Tuesday, September 23, 2008

Smalltalk and Idle Gossip

So I guess i realized why I'm writing this blog now. It's mostly because of fear i guess. The place that I live in is filled with drama and stupidity and naivity(highschool). And I absolutly refuse to get dragged into a world of shallow words that are spoken despite later regrets. The big picture. That's what I try to see everyday. Not what other kids are fighting about or about what to wear but more about things that are going to effect the rest of my life. Sometimes I feel like there is this complete, "grown up", and far away world passing me by at 100 miles per hour. And there's nothing I can do to stop it. Instead I have to sit through bleak conversations made up of smalltalk and idle gossip. But back to that fear that I have(please take note that I get off subject extremely easily).

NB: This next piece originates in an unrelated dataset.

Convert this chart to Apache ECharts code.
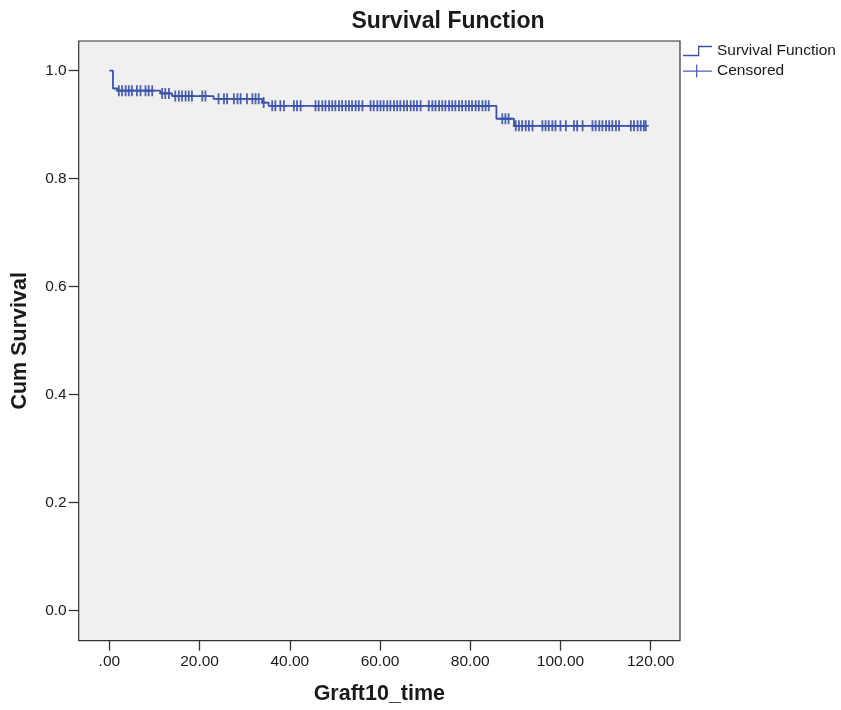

I'm desperatly afraid that one day I'll wake up and all that I will care about will be friends and my social life. Stupid little things that make up a whole highschool full of oblivious students to what else is out there. I'm not saying that everyone I know is like this but from my perspective it seems like it. I'm writing this blog to stay true to myself and to keep my "big picture" thoughts very much in tact. I just don't want to lose any of the depth that I keep inside me. That's all really.

Until I get back to this box with all my thoughts, this has been a girl who wishes she could speak just as she thought at 2:22 in the morning.

1 comment:

Unknown said...

Wow, If you're only in High School, I am extremely impressed with your logical thought, and the fact you're an extremely good writer! This post was beautiful!